# Annular cutter chattering



## Aukai (Jun 4, 2021)

I am trying to make 3/16 flat washers out of 316 SS using 1/2", and a 2" annular cutter 210, and 345 RPM both chatter. I also tried cutting fluid, and flooding water soluble, both did the same. I only have hand feed on the G0755. I'm open for suggestions on what I'm missing. Thank you.


----------



## mikey (Jun 4, 2021)

Feed more aggressively. It is likely that you are trying to cut into a work-hardened face.


----------



## Aukai (Jun 4, 2021)

OK, I try not to force too much, but will try more pressure. I have exploded 2 annular cutters in the past, both were Slugger by Fein cutters, never broke a Haugen....


----------



## mikey (Jun 4, 2021)

I dunno' about you but when I have to cut into a previously machined surface in 316, I don't fool around. The hardened layer may be only a tenth or less deep and I want to get under it fast so I can get to cutting again.

Another way to do this is to turn the chuck by hand and feed hard at the same time. This works especially well when parting on the lathe.
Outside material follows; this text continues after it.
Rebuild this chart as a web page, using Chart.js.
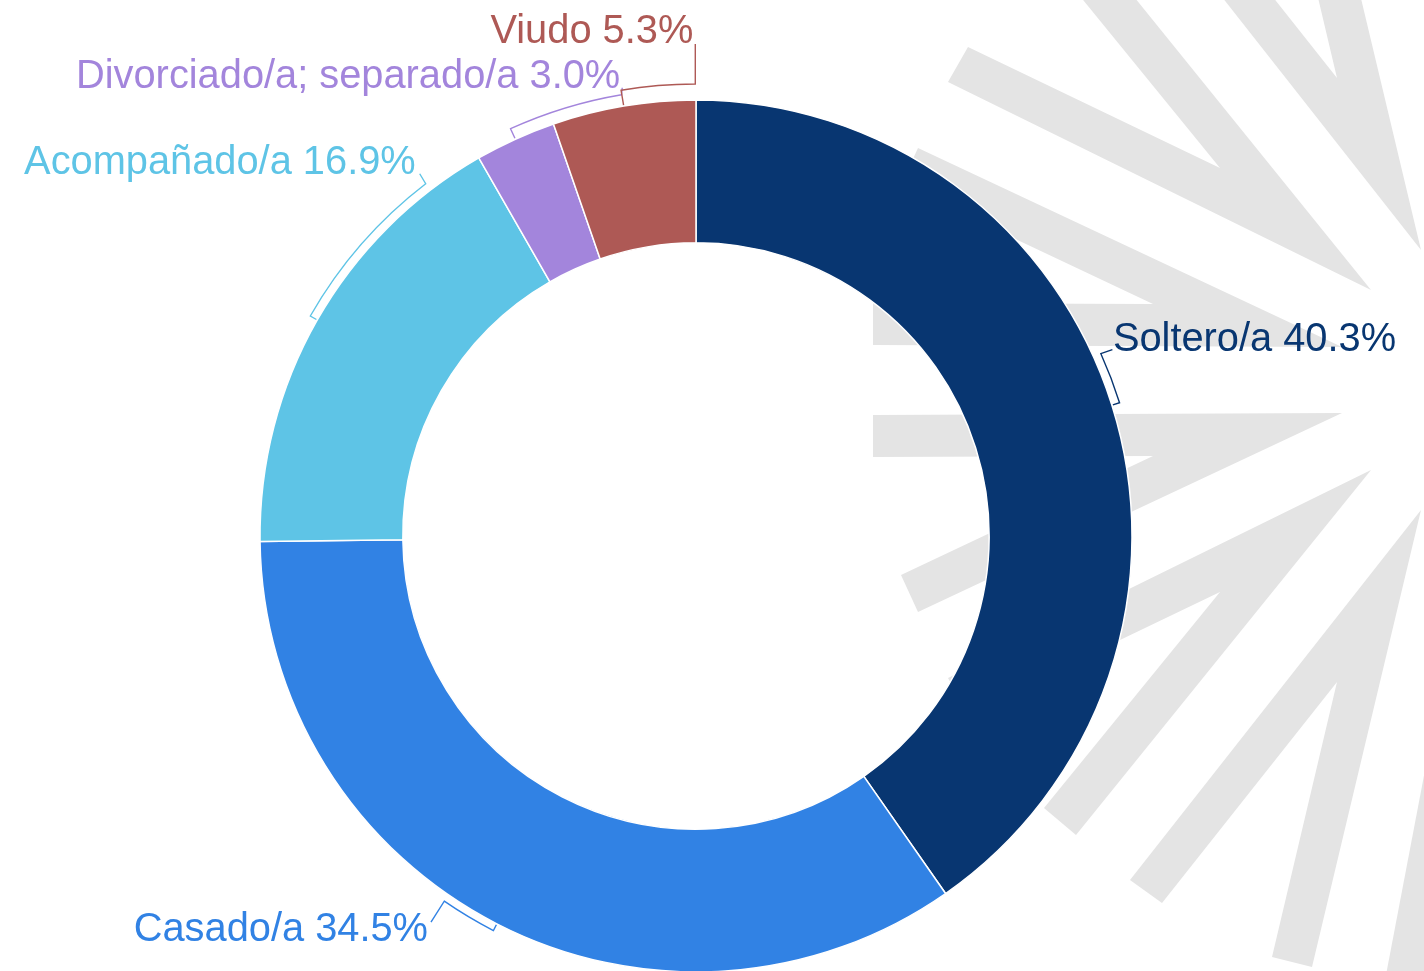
<!DOCTYPE html>
<html>
<head>
<meta charset="utf-8">
<script src="https://cdn.jsdelivr.net/npm/chart.js@4.4.1/dist/chart.umd.min.js"></script>
<style>
  html, body { margin: 0; padding: 0; background: #ffffff; }
  canvas { display: block; }
</style>
</head>
<body>
<canvas id="c" width="1424" height="971"></canvas>
<script>
// ---- data ----
const categories = ['Soltero/a', 'Casado/a', 'Acompañado/a', 'Divorciado/a; separado/a', 'Viudo'];
const values = [40.3, 34.5, 16.9, 3.0, 5.3];
const colors = ['#083671', '#3182e4', '#5ec4e6', '#a385dc', '#ae5955'];

// ---- label layout (bracket offset, sweep in degrees, connector, text offset) ----
const labelLayout = [
  { dr: 8,    sweep: -6.8,  cx: 11.6,  cy: -4,  tx: 0.5, ty: 1,   align: 'left'  },
  { dr: 7.5,  sweep: 7.4,   cx: -13.3, cy: 21,  tx: -3,  ty: 19,  align: 'right' },
  { dr: 8,    sweep: 22.8,  cx: -6,    cy: -10, tx: -4,  ty: 0,   align: 'right' },
  { dr: 11.5, sweep: 14.9,  cx: 0.7,   cy: -7,  tx: -2,  ty: 0,   align: 'right' },
  { dr: 16,   sweep: 9.45,  cx: 0,     cy: -40, tx: -2,  ty: -1,  align: 'right' }
];

// ---- background watermark (decorative) ----
const wmMirrorY = 760;
const wmShapes = [
  [[1044,-48],[1076,-75],[1371,290],[948,82],[968,47],[1220,168]],
  [[1421,250],[1312,-207],[1272,-197],[1337,78],[1162,-143],[1130,-120]],
  [[873,303],[1153,304],[901,185],[918,148],[1342,347],[873,345]]
];
const wmExtra = [
  [[1386,975],[1426,765],[1470,765],[1440,975]]
];

const watermarkPlugin = {
  id: 'watermark',
  beforeDraw(chart) {
    const ctx = chart.ctx;
    ctx.save();
    ctx.fillStyle = '#ffffff';
    ctx.fillRect(0, 0, chart.width, chart.height);
    ctx.fillStyle = '#e4e4e4';
    const drawPoly = (pts, mirror) => {
      ctx.beginPath();
      pts.forEach((p, k) => {
        const y = mirror ? wmMirrorY - p[1] : p[1];
        if (k === 0) ctx.moveTo(p[0], y); else ctx.lineTo(p[0], y);
      });
      ctx.closePath();
      ctx.fill();
    };
    wmShapes.forEach(s => { drawPoly(s, false); drawPoly(s, true); });
    wmExtra.forEach(s => drawPoly(s, false));
    ctx.restore();
  }
};

const labelPlugin = {
  id: 'bracketLabels',
  afterDatasetsDraw(chart) {
    const ctx = chart.ctx;
    const meta = chart.getDatasetMeta(0);
    meta.data.forEach((arc, i) => {
      const p = arc.getProps(['x', 'y', 'startAngle', 'endAngle', 'outerRadius'], true);
      const L = labelLayout[i];
      const mid = (p.startAngle + p.endAngle) / 2;
      const R = p.outerRadius;
      const rb = R + L.dr;
      const end = mid + L.sweep * Math.PI / 180;
      ctx.save();
      ctx.strokeStyle = colors[i];
      ctx.lineWidth = 1.4;
      ctx.lineJoin = 'miter';
      ctx.beginPath();
      ctx.moveTo(p.x + (R + 1) * Math.cos(mid), p.y + (R + 1) * Math.sin(mid));
      ctx.lineTo(p.x + rb * Math.cos(mid), p.y + rb * Math.sin(mid));
      ctx.arc(p.x, p.y, rb, mid, end, L.sweep < 0);
      const ex = p.x + rb * Math.cos(end);
      const ey = p.y + rb * Math.sin(end);
      const cx = ex + L.cx, cy = ey + L.cy;
      ctx.lineTo(cx, cy);
      ctx.stroke();
      ctx.fillStyle = colors[i];
      ctx.font = '39.8px "Liberation Sans", Arial, sans-serif';
      ctx.textAlign = L.align;
      ctx.textBaseline = 'alphabetic';
      const text = categories[i] + ' ' + values[i].toFixed(1) + '%';
      ctx.fillText(text, cx + L.tx, cy + L.ty);
      ctx.restore();
    });
  }
};

new Chart(document.getElementById('c'), {
  type: 'doughnut',
  data: {
    labels: categories,
    datasets: [{
      data: values,
      backgroundColor: colors,
      borderColor: '#ffffff',
      borderWidth: 1.5,
      hoverOffset: 0
    }]
  },
  options: {
    responsive: false,
    animation: false,
    radius: 436,
    cutout: 292,
    layout: { padding: { left: 0, right: 32, top: 101, bottom: 0 } },
    plugins: {
      legend: { display: false },
      tooltip: { enabled: false }
    },
    events: []
  },
  plugins: [watermarkPlugin, labelPlugin]
});
</script>
</body>
</html>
It is clear when the tool begins to cut again and then you can turn power on again.


----------



## Aukai (Jun 4, 2021)

Popped the 1/2" annular cutter, and broke the R8 locator pin in the spindle too but, finished up with my Cobalt 1/2" drill bit. The previous holes that I drilled for the mounting plates, I used cutting oil for the Cobalt bit, I tried the water/oil mister, and it controlled the heat way better. I'll have to see where the spindle is grabbing the arbors, it is difficult to get arbors in or out now.


----------



## markba633csi (Jun 5, 2021)

I suspect the speed is too high especially for the larger cutter


----------



## MrWhoopee (Jun 5, 2021)

markba633csi said:


> I suspect the speed is too high especially for the larger cutter


I was going to say the same. I generally use 1/2 the cutting speed of CRS for 304 and 316, putting it at 40-50 sfpm. This gives a speed of about 100 rpm for the 2 in. cutter. I might push the speeds a little higher with a drill, which I can sharpen myself. I have seen some surprisingly high cutting speeds listed in some of the charts online. I have no idea where they got them.


----------



## Video_man (Jun 5, 2021)

The chart that came with my annular cutters says 20 to 40 sfm depending on how hard the stainless is.  Their chart gives 2 inch cutter, then, at 38 to 76 rpm.  HTH.    <edit>  Here is a link: https://www.icscuttingtools.com/pdfs/Feeds-Speeds-Annular-Cutters.pdf


----------



## Aukai (Jun 5, 2021)

The 2" cutter I ran at 245, and it cut better with a ton of coolant. I did not find a chart in my hunt online for annular cutters. The 1/2" was another Fein that cracked. I guess I dodged a bullet with the 2" using that much RPM....


----------



## markba633csi (Jun 5, 2021)

The charts are for production, I think, where tool life is not the highest priority. For hobby use time is not as important


----------



## AGCB97 (Jun 5, 2021)

I always run annular cutters in my Bridgeport at the slowest speed in back gear w/ spray coolant. They cut fast and clean and smooth. I've never damaged one. I have not tried SS.
Aaron


----------



## aliva (Jun 6, 2021)

Regardless of the size of cutter I run max of 450 rpm with plenty of cutting oil. Use aggressive to be sure your not rubbing. If its producing long string chips your good to go. Hougen drills run at 450 rpm







						Hougen HMD904 Portable Magnetic Drill
					

The HMD904 is the drill of choice for steel fabricators. A lightweight magnetic drill with a powerful Hougen motor makes it the perfect drill for steel fabrication. A Swivel base model is also availble.



					hougen.com


----------



## Aukai (Jun 6, 2021)

Thank you, with the 2" cutter I was getting the long stringy "brillo" pad swarf, when I was using the 1/2" it was producing tight curls like a drill bit, then snapped. I have broken other Slugger ACs also, but not other brands. I'm too early in my experience level to blame the tool. My mag drill is an Evolution 28 570 RPM.......


----------



## mksj (Jun 6, 2021)

I was always told to never exceed 400 RPM with annular cutters, might be able to push a bit higher in aluminum and some WD40. At 2" probably would want to be in the 200 RPM or slightly lower. Constant pressure to form strings coming off not pecking. Issue with SS is as you are aware work hardens, although I have not had any problems machining 316 with sharp cutters. It may be the cutting teeth of the annular cutter that you need enough pressure and low enough speed (with lube) so you do not get chatter. I used a 1.5" annular cutter to through bore some 2.5" 4140 from both ends for a spider, it went very smoothly and if I recall I was at something like 220 RPM.


----------



## Aukai (Jun 6, 2021)

Thanks Mark, I'll try slowing it down some more,,,,next time


----------